Buckinghamshire and Milton Keynes councils have announced that they will be reducing the Fire Authority precept by 1% this year. This statement probably does not mean a lot to many people, so let us explain a little further.
In the political world, a precept is a requirement from one organisation that a second organisation should collect money on its behalf. Across the UK, local councils collect money through council tax, which is then passed on to other organisations such as the police and the fire authorities. These are precepts, and are usually shown separately on the annual council tax bills sent out to householders. In practice, this means that householders only get one bill per year, rather than a number of smaller bills. It also makes the collection of payments and the recovery of arrears much simpler.
In the case of Fire Authorities, the precept varies across the UK from about £50 to as much
as £112 per household per year.

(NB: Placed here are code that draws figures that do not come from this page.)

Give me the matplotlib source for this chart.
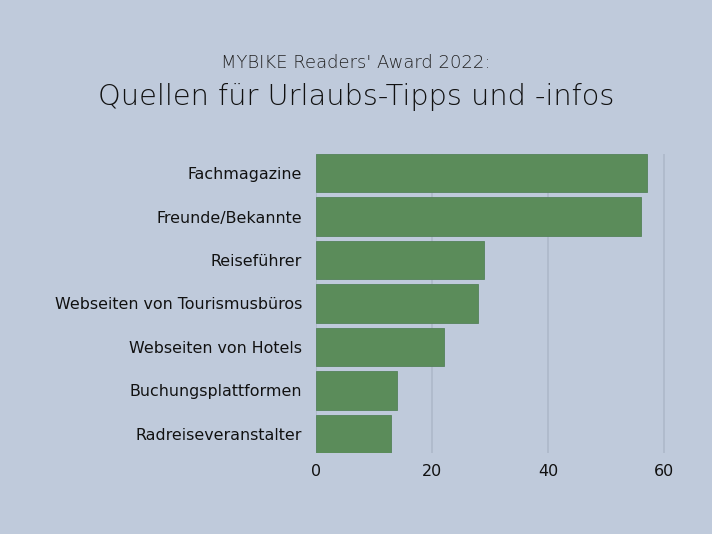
import matplotlib
matplotlib.use("Agg")
import matplotlib.pyplot as plt

# Data
categories = [
    "Fachmagazine",
    "Freunde/Bekannte",
    "Reiseführer",
    "Webseiten von Tourismusbüros",
    "Webseiten von Hotels",
    "Buchungsplattformen",
    "Radreiseveranstalter",
]
values = [57, 56, 29, 28, 22, 14, 13]
x_ticks = [0, 20, 40, 60]

subtitle = "MYBIKE Readers' Award 2022:"
title = "Quellen für Urlaubs-Tipps und -infos"

BG = "#bfcadb"
BAR = "#5b8c5a"
GRID = "#adb9ca"

plt.rcParams["font.family"] = ["DejaVu Sans"]

fig = plt.figure(figsize=(7.12, 5.34), dpi=100, facecolor=BG)
ax = fig.add_axes([0.4438, 0.1517, 0.505, 0.5599])
ax.set_facecolor(BG)

h = 0.88
ypos = list(range(len(categories)))
ax.barh(ypos, values, height=h, color=BAR, edgecolor="#55825a",
        linewidth=0.6, zorder=3)
ax.set_ylim(len(categories) - 1 + h / 2, -h / 2)
ax.set_xlim(0, 62)

ax.set_yticks(ypos)
ax.set_yticklabels(categories, fontsize=11.4, color="#111111")
ax.set_xticks(x_ticks)
ax.set_xticklabels([str(t) for t in x_ticks], fontsize=11.5, color="#111111")
ax.tick_params(axis="y", length=0, pad=10)
ax.tick_params(axis="x", length=0, pad=8)

ax.grid(axis="x", color=GRID, linewidth=1.2, zorder=0)
for s in ax.spines.values():
    s.set_visible(False)

fig.text(0.5, 0.882, subtitle, ha="center", va="center", fontsize=13,
         color="#222222", fontweight=200)
fig.text(0.5, 0.818, title, ha="center", va="center", fontsize=20.8,
         color="#111111", fontweight=200)

fig.savefig("out.png", dpi=100, facecolor=BG)
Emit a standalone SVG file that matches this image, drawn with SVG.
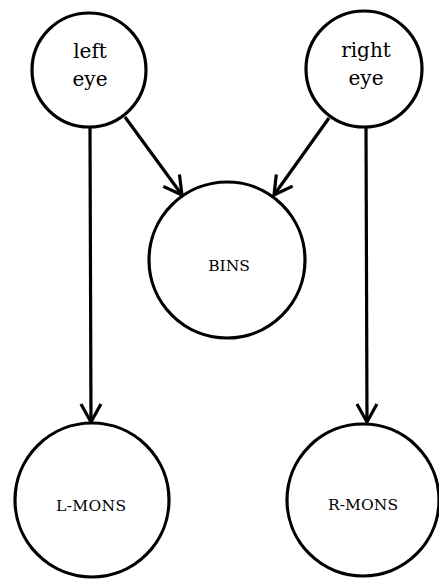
<svg xmlns="http://www.w3.org/2000/svg" width="439" height="579" viewBox="0 0 439 579">
<style>
.n{fill:#fff;stroke:#000;stroke-width:3.2}
.e{fill:none;stroke:#000;stroke-width:3.2}
.t{font-family:"DejaVu Serif","Liberation Serif",serif;fill:#000;text-anchor:middle}
.big{font-size:20px}
.sm{font-size:15.5px}
</style>
<defs>
<marker id="a" markerWidth="24" markerHeight="24" refX="20" refY="12" orient="auto" markerUnits="userSpaceOnUse">
<path d="M2,2 L20,12 L2,22" fill="none" stroke="#000" stroke-width="3.2"/>
</marker>
</defs>
<g id="connectors">
<line class="e" x1="90" y1="128" x2="91" y2="422" marker-end="url(#a)"/>
<line class="e" x1="366" y1="127" x2="367" y2="422" marker-end="url(#a)"/>
<line class="e" x1="125" y1="117" x2="182" y2="195" marker-end="url(#a)"/>
<line class="e" x1="329" y1="118" x2="274" y2="195" marker-end="url(#a)"/>
</g>
<g id="left-eye">
<circle class="n" cx="89" cy="70" r="57"/>
<text class="t big" x="90" y="58">left</text>
<text class="t big" x="90" y="86">eye</text>
</g>
<g id="right-eye">
<circle class="n" cx="364" cy="69" r="58"/>
<text class="t big" x="366" y="57">right</text>
<text class="t big" x="366" y="85">eye</text>
</g>
<g id="bins">
<circle class="n" cx="227" cy="260" r="78"/>
<text class="t sm" x="229" y="271">BINS</text>
</g>
<g id="l-mons">
<circle class="n" cx="92" cy="500" r="77"/>
<text class="t sm" x="91" y="511" textLength="70" lengthAdjust="spacing">L-MONS</text>
</g>
<g id="r-mons">
<circle class="n" cx="363" cy="500" r="76"/>
<text class="t sm" x="363" y="510" textLength="70" lengthAdjust="spacing">R-MONS</text>
</g>
</svg>
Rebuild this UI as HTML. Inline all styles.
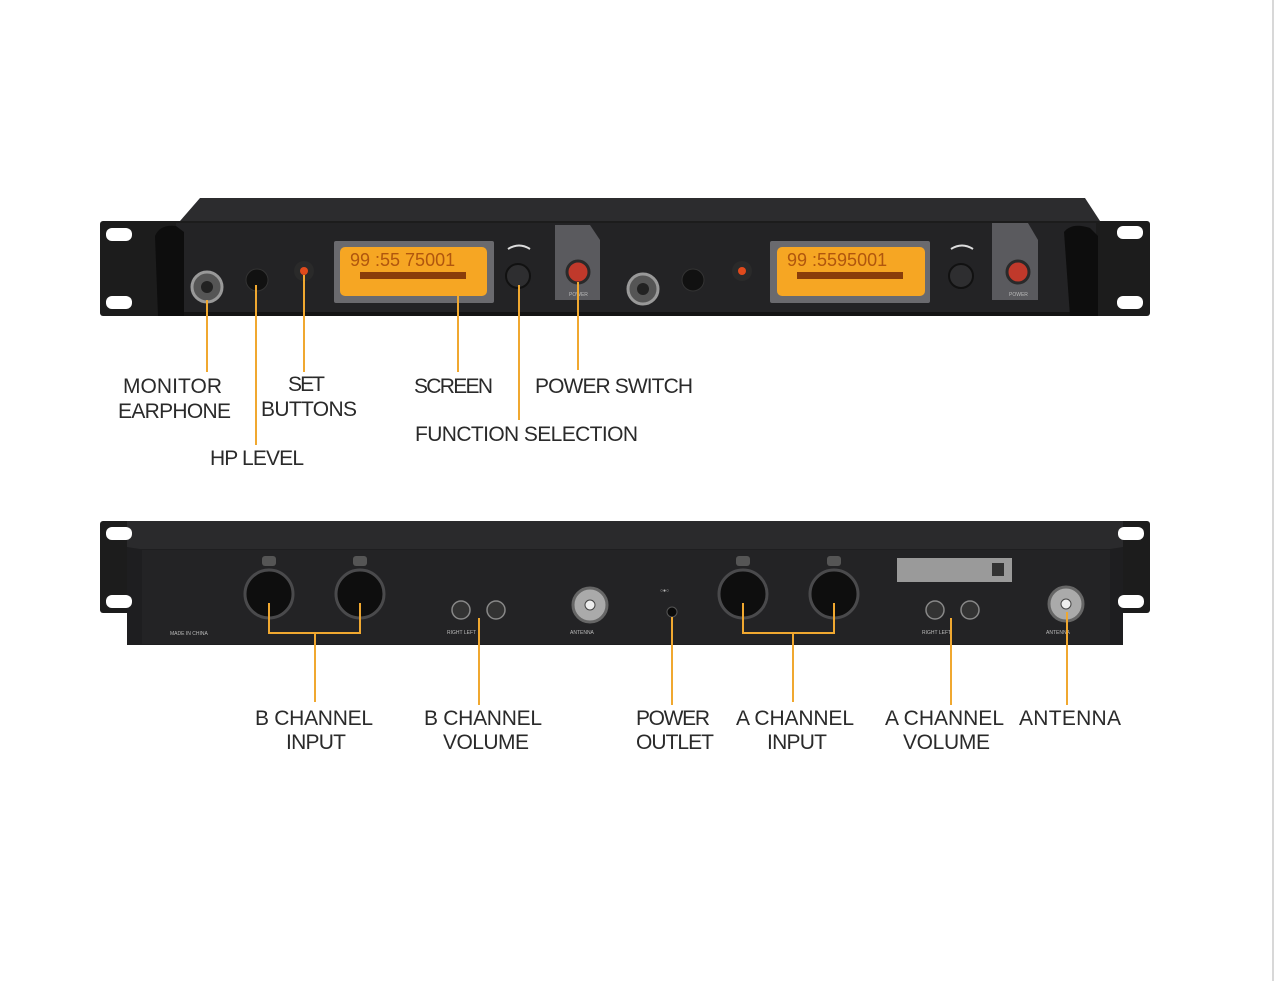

This money, along with direct grant funding from central government forms the annual budget of the individual fire authorities.
Since the start of the ongoing economic downturn, all of the public sector has been under pressure to streamline operations in order to reduce costs, and therefore reduce the tax burden on the UK population. Buckinghamshire and Milton Keynes Fire Authority reports that, as a result of their innovative approach to staffing and combined working with other authorities, they have successfully reduced the cost of providing their service, and therefore do not need as much money as they did in previous years. Accordingly, they have requested that Buckinghamshire and Milton Keynes councils collect a smaller precept on their behalf.
Although the Fire Authority believes that this will have no impact on frontline services, it is inevitable that there will be less money available for secondary functions, such as fire safety training. The Fire Authority has already separated this function from its core services and set up an arms-length private company to deliver it.
Fire Safety Training
Businesses should be aware that it is sensible to invest in improved fire safety training. Fire safety training has been a legal requirement on all businesses since the introduction of the Regulatory Reform (Fire Safety) Order 2005. However, there is more to fire safety training than simply meeting legal obligations; every year more than 30 people die as a result of fires in the workplace.
Fire safety training helps a business to identify where the fire risks exist, as this differs from company to company, and to know exactly what precautions to take. It also ensures that there are employees trained to know how to deal with small outbreaks to prevent them spreading, and ensures that staff evacuation plans are up to date and safe to use.
At a time of cutbacks in the statutory services, businesses need to make sure that they are prepared for the worst eventualities. Make sure you are safe, keep your fire safety training up to date, and protect your employees, customers and premises.